Indexing
Select the Crawlers tab at the top of the page to enter the
Crawler Control page. From this page, you can start and stop crawlers,
and view their current status. First on the page is a list of crawlers
ready to start, below this is the list of active crawlers.
- At this point your test profile should be in the list of ready
crawlers. Select Launch Now to start a crawler.
- Now, your profile should appear in the list of Active
Crawlers with the status starting up. Click Reload on
your browser to update this information.
- After a while (Click Reload a few times, every few
seconds) the status of your crawler will change to Running! and
another few options will appear.
If this does not happen within a
few seconds, something has probably gone wrong. The most likely cause
is that Pike failed to start. Check:
- That you have specified the correct Engine home
location path in the Intraseek Module Configuration.
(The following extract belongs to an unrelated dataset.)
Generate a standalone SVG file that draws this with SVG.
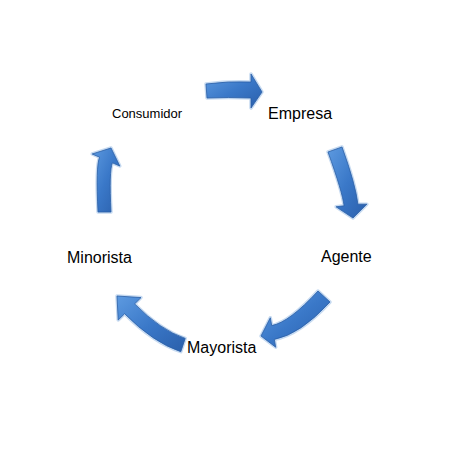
<svg xmlns="http://www.w3.org/2000/svg" width="458" height="458" viewBox="0 0 458 458">
<style>
.lbl{font-family:"Liberation Sans",Arial,sans-serif;fill:#000}
.big{font-size:16px}
.small{font-size:13px}
.glow{fill:none;stroke:#c6daf1;stroke-width:3.5;stroke-linejoin:round}
.arr{fill:url(#blue);stroke:#2a5ea6;stroke-width:0.8;stroke-linejoin:round}
</style>
<defs>
<linearGradient id="blue" x1="0" y1="0" x2="1" y2="1">
<stop offset="0" stop-color="#5d9ae0"/>
<stop offset="0.5" stop-color="#3a78c8"/>
<stop offset="1" stop-color="#2a5fab"/>
</linearGradient>
</defs>
<rect width="458" height="458" fill="#fff"/>
<g id="connectors">
<g id="a1">
<path class="glow" d="M206,84 Q228,81 251,82 L251,74 L262,92 L251,108 L251,98 Q228,97 207,98 Z"/>
<path class="arr" d="M206,84 Q228,81 251,82 L251,74 L262,92 L251,108 L251,98 Q228,97 207,98 Z"/>
</g>
<g id="a2">
<path class="glow" d="M328,152 Q342.4,191.9 344.1,205.8 L336.1,206.8 L353,218 L366.9,204.2 L357.9,204.2 Q355.6,184.5 342,147 Z"/>
<path class="arr" d="M328,152 Q342.4,191.9 344.1,205.8 L336.1,206.8 L353,218 L366.9,204.2 L357.9,204.2 Q355.6,184.5 342,147 Z"/>
</g>
<g id="a3">
<path class="glow" d="M318,291 Q289.3,322.3 271.7,325.6 L270.3,317.8 L261,336 L275.7,347.2 L274.3,339.4 Q300.1,334.6 330,302 Z"/>
<path class="arr" d="M318,291 Q289.3,322.3 271.7,325.6 L270.3,317.8 L261,336 L275.7,347.2 L274.3,339.4 Q300.1,334.6 330,302 Z"/>
</g>
<g id="a4">
<path class="glow" d="M185.2,338.4 Q160.4,330 134.6,303.9 L141,297.6 L117,296 L118.2,320 L124.6,313.7 Q152.9,342.3 180.8,351.7 Z"/>
<path class="arr" d="M185.2,338.4 Q160.4,330 134.6,303.9 L141,297.6 L117,296 L118.2,320 L124.6,313.7 Q152.9,342.3 180.8,351.7 Z"/>
</g>
<g id="a5">
<path class="glow" d="M98,212 Q95.7,166.2 99.6,157.2 L92.2,154 L111,148 L119.8,166 L112.4,162.8 Q108.9,170.8 111,212 Z"/>
<path class="arr" d="M98,212 Q95.7,166.2 99.6,157.2 L92.2,154 L111,148 L119.8,166 L112.4,162.8 Q108.9,170.8 111,212 Z"/>
</g>
</g>
<g id="consumidor"><text class="lbl small" x="112" y="118">Consumidor</text></g>
<g id="empresa"><text class="lbl big" x="268" y="119">Empresa</text></g>
<g id="agente"><text class="lbl big" x="321" y="262">Agente</text></g>
<g id="minorista"><text class="lbl big" x="67" y="263">Minorista</text></g>
<g id="mayorista"><text class="lbl big" x="187" y="353">Mayorista</text></g>
</svg>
- Challenger's debug log for any hints about what went wrong.
If you find the error, click Zap! to return the crawler
to the Ready to launch list.
- If all went well, the crawler is now running. You can select
either View status to see a summary of the progress, or
View log to see a more verbose log.
- If you select Zap!, the crawler will be killed by
force, and the entire data gathering aborted. The crawler will then be
Ready to launch again, and none of the information gathered will be
used. Any temporary files will also be deleted.
- If you select Halt! the crawler will instead be
stopped. It will then save all its information to the data bases, and
also save a freeze-file, ID.scheduler_freeze.is, so that the
data-gathering can be continued. It will say Halting... (saving) in
the status box, and then Halted when everything has been saved.
Afterwards
When the crawler has finished running, and indexed all the available
web pages, two data bases with the names n.ID.pages.yabu
and n.ID.index.yabu, and a flag-file ID.new.flag
will have been created, where ID is the name of the profile.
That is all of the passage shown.